Hollande: La normale attitude au prisme de Freud et de Foucault
On lit ces temps-ci dans les revues de presse une suspecte inflation sémantique du terme « normal ». Florilège qui n’a rien d’exhaustif : «Un président normal» dans une situation anormale », « La visite d’un président normal en province », «La santé normale pour un président normal», « Les limites prévisibles de la normale attitude », « Hollande continue à construire son image de président normal». Le Canard Enchaîné en rajoute même une couche en titrant sur «Une passation pas très normale » en insinuant que le courrier adressé à l’Elysée entre le 6 (2e des élections présidentielles) et le 15 mai (passation de pouvoir) au président normal aurait été passé à la broyeuse par le président « bling bling », a-normal et mauvais perdant. Ce qui expliquerait en partie pourquoi cette passation de pouvoir entre Sarkozy et Hollande ait été anormalement froide et guindée.
Ah … normal ! Vous avez dit normal? La normalité semble devenue la norme officielle lors de ces dernières élections à tel point que c’est une préoccupation partagée par beaucoup d’internautes souligne Marlène Duretz (Le Monde, C’est tout Net), après avoir constaté de visu que la requête «président normal» enregistre sur Google Actu plus de dix mille occurrences.
Le philosophe des sciences et docteur en médecine Georges Canguilhem (1904-1995) n’en reviendrait sans doute pas, lui qui avait soutenu en 1943 à la faculté de Strasbourg sa thèse de médecine intitulée «Essai sur quelques problèmes à propos du normal et du pathologique». Il y distinguait notamment le concept d’ « anomal » qui s’écarte de la norme, du type habituel et le concept d’ « anormal » qui dépend d’une valeur (appréciation/dépréciation). Notre philosophe médecin y démontrait que la vie est caractérisée par le singulier, c’est à dire l’irrégularité et l’écart et qu’on ne peut considérer d’un point de vue absolu et en général la normalité du vivant (je ne dis pas la normalité du président dans une fonction par définition hors norme !). Il précisait : « Sans les concepts de normal et de pathologique, les jugements du médecin sont incompréhensibles ». Il y soutenait que la santé n’est pas la normalité, qu’il est normal que quelqu’un ait au moins une maladie dans sa vie et que le pathologique, ce n’est pas l’a-normal mais l’autrement normé. Le vital, c’est au fond ce qui est capable d’une pathologie.

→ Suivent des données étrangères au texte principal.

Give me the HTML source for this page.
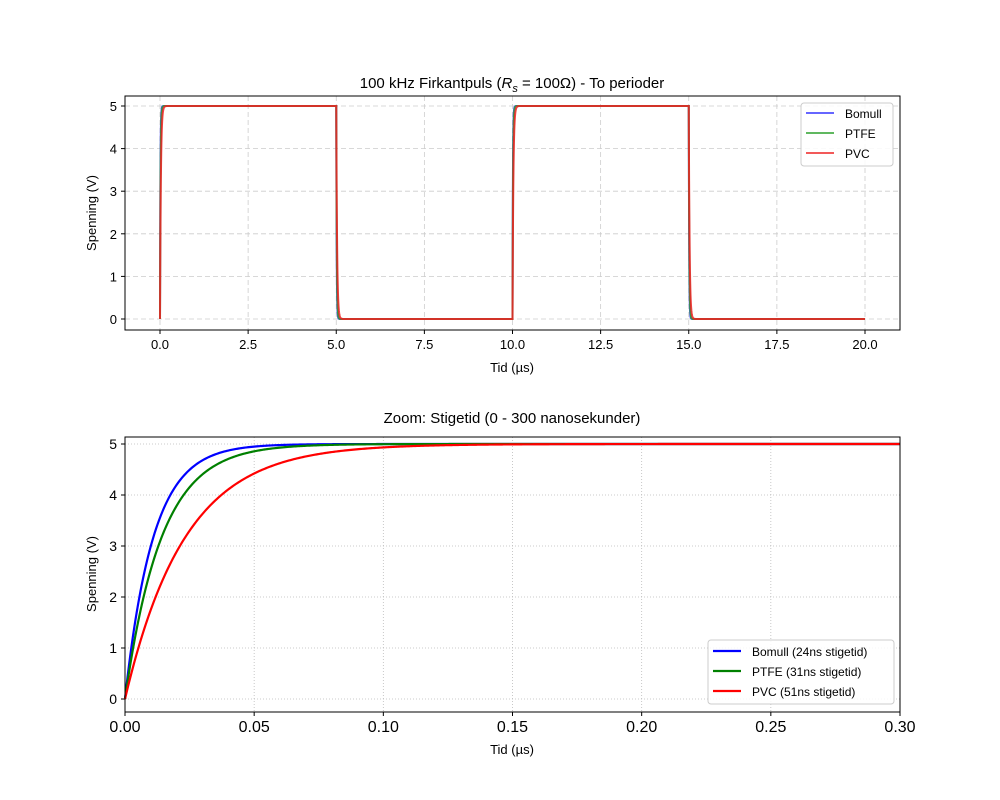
<!DOCTYPE html>
<html><head><meta charset="utf-8"><style>
body{margin:0;background:#fff}
svg{display:block;font-family:"Liberation Sans","DejaVu Sans",sans-serif}
</style></head><body>
<svg id="s" width="1000" height="800" xmlns="http://www.w3.org/2000/svg">
<rect width="1000" height="800" fill="#fff"/>
<g id="g1"></g><g id="g2"></g>
<text x="512" y="88" font-size="15" text-anchor="middle">100 kHz Firkantpuls (<tspan font-style="italic">R</tspan><tspan font-style="italic" font-size="11" dy="4">s</tspan><tspan dy="-4"> = 100Ω) - To perioder</tspan></text>
<text x="512" y="372" font-size="13" text-anchor="middle">Tid (µs)</text>
<text transform="translate(96,213) rotate(-90)" font-size="13" text-anchor="middle">Spenning (V)</text>
<text x="512" y="423" font-size="15" text-anchor="middle">Zoom: Stigetid (0 - 300 nanosekunder)</text>
<text x="512" y="754" font-size="13" text-anchor="middle">Tid (µs)</text>
<text transform="translate(96,574) rotate(-90)" font-size="13" text-anchor="middle">Spenning (V)</text>
</svg>
<script>
const NS="http://www.w3.org/2000/svg";
function el(p,t,a,txt){const e=document.createElementNS(NS,t);for(const k in a)e.setAttribute(k,a[k]);if(txt!==undefined)e.textContent=txt;p.appendChild(e);return e;}
const taus=[24/2.2,31/2.2,51/2.2];
const cols=["#0000ff","#008000","#ff0000"];
const g1=document.getElementById("g1");
const L1=125,R1=900,T1=96,B1=330;
const X1=t=>160+35.25*t, Y1=v=>319-42.6*v;
for(let t=0;t<=20;t+=2.5){const x=X1(t);el(g1,"line",{x1:x,x2:x,y1:T1,y2:B1,stroke:"#ccc","stroke-dasharray":"5,3","stroke-width":0.8});
el(g1,"line",{x1:x,x2:x,y1:B1,y2:B1+4,stroke:"#000"});el(g1,"text",{x:x,y:B1+19,"font-size":13,"text-anchor":"middle"},t.toFixed(1));}
for(let v=0;v<=5;v++){const y=Y1(v);el(g1,"line",{x1:L1,x2:R1,y1:y,y2:y,stroke:"#ccc","stroke-dasharray":"5,3","stroke-width":0.8});
el(g1,"line",{x1:L1-4,x2:L1,y1:y,y2:y,stroke:"#000"});el(g1,"text",{x:L1-8,y:y+5,"font-size":13,"text-anchor":"end"},v);}
const c1=["#3333ff","#2ca02c","#ee2222"];
taus.forEach((tau,i)=>{let d="";const tu=tau/1000;
for(let per=0;per<4;per++){for(let k=0;k<=120;k++){const tl=k<=60?k*0.005:0.3+(k-60)*(4.7/60);const t=per*5+tl;
 let v=per%2==0?5-5*Math.exp(-tl/tu):5*Math.exp(-tl/tu);
 d+=(d?"L":"M")+X1(t).toFixed(2)+","+Y1(v).toFixed(2);}}
el(g1,"path",{d:d,fill:"none",stroke:c1[i],"stroke-width":2,"stroke-opacity":0.85});});
el(g1,"rect",{x:L1,y:T1,width:R1-L1,height:B1-T1,fill:"none",stroke:"#000","stroke-width":1});
el(g1,"rect",{x:801,y:103,width:92,height:63,rx:3,fill:"#fff","fill-opacity":0.85,stroke:"#ccc"});
["Bomull","PTFE","PVC"].forEach((n,i)=>{const y=113+20*i;el(g1,"line",{x1:806,x2:834,y1:y,y2:y,stroke:c1[i],"stroke-width":1.6});
el(g1,"text",{x:845,y:y+5,"font-size":12},n);});
const g2=document.getElementById("g2");
const L2=125,R2=900,T2=437,B2=712;
const X2=t=>L2+(R2-L2)*t/0.3, Y2=v=>699-51*v;
for(let i=0;i<=6;i++){const t=i*0.05,x=X2(t);el(g2,"line",{x1:x,x2:x,y1:T2,y2:B2,stroke:"#bbb","stroke-dasharray":"1,2","stroke-width":0.8});
el(g2,"line",{x1:x,x2:x,y1:B2,y2:B2+4,stroke:"#000"});el(g2,"text",{x:x,y:B2+20,"font-size":16,"text-anchor":"middle"},t.toFixed(2));}
for(let v=0;v<=5;v++){const y=Y2(v);el(g2,"line",{x1:L2,x2:R2,y1:y,y2:y,stroke:"#bbb","stroke-dasharray":"1,2","stroke-width":0.8});
el(g2,"line",{x1:L2-4,x2:L2,y1:y,y2:y,stroke:"#000"});el(g2,"text",{x:L2-8,y:y+5,"font-size":14,"text-anchor":"end"},v);}
taus.forEach((tau,i)=>{let d="";const tu=tau/1000;
for(let k=0;k<=600;k++){const t=k*0.3/600;const v=5-5*Math.exp(-t/tu);
 d+=(k?"L":"M")+X2(t).toFixed(2)+","+Y2(v).toFixed(2);}
el(g2,"path",{d:d,fill:"none",stroke:cols[i],"stroke-width":2.2});});
el(g2,"rect",{x:L2,y:T2,width:R2-L2,height:B2-T2,fill:"none",stroke:"#000","stroke-width":1});
el(g2,"rect",{x:708,y:640,width:186,height:64,rx:3,fill:"#fff","fill-opacity":0.85,stroke:"#ccc"});
["Bomull (24ns stigetid)","PTFE (31ns stigetid)","PVC (51ns stigetid)"].forEach((n,i)=>{const y=651+20*i;el(g2,"line",{x1:713,x2:741,y1:y,y2:y,stroke:cols[i],"stroke-width":2.2});
el(g2,"text",{x:752,y:y+5,"font-size":12},n);});
</script>
</body></html>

« L’homme n’est vraiment sain que lorsqu’il est capable de plusieurs normes, lorsqu’il est plus que normal (…) Sans intention de plaisanterie, la santé c’est le luxe de pouvoir tomber malade et de s’en relever (…) Le succès économique des assurances sur la vie repose au fond sur le fait que la santé est biologiquement assurance dans la vie, habituellement en deçà de ses possibilités, mais éventuellement supérieure à ses capacités «normales» (G. Canguilhem «La Connaissance de la vie», Vrin, 2e éd. 1971, p. 167).
Le philosophe médecin notait au passage l’ambiguïté et la confusion du terme «normal» qui joue alternativement sur au moins deux significations 1/ statistique, moyenne 2/ idéal ou forme parfaite. A la différence du Président François Hollande qui ne remet jamais en cause sa définition de la normalité comme si c’était une plate évidence admise par tous, la démarche de Canguilhem consistait dans sa célèbre thèse à mettre en question le normal lui même et partant le différent tout en laissant la question ouverte. A savoir : l’anomalie est-elle de la même veine que l’anormalité ? Le normal peut-il devenir pathologique?
Vaste programme de réflexion qui reste à défricher en pratiquant le « journalisme philosophique » que nous cultivons normalement dans la lignée de Foucault. Alors qu’on comprend mieux a posteriori pourquoi François Hollande s’est accroché jusqu’au bout de sa campagne présidentielle et même au delà, à son slogan de président normal ». Car ce qui lui arrive, écrit Françoise Fressoz dans Le Monde (19 juin 2012) est tout simplement anormal. L’Elysée, Matignon, le Sénat, la quasi-totalité des régions, une grande partie des départements et maintenant la majorité absolue à l’Assemblée nationale : le président de la République et le parti dont il est issu ont tous les pouvoirs si on excepte la capacité de modifier la Constitution puisque la majorité des trois cinquième requise dans les deux Assemblées réunies n’a pas été atteinte. Mais pour le reste, quelle puissance aux mains d’un seul homme et d’un seul parti ! Du jamais vu sous la Ve République même lors de la puissante vague rose de 1981. Et notre consoeur de conclure : François Hollande a impérativement besoin de la durée pour réussir. C’est pourquoi il surjoue le «président normal».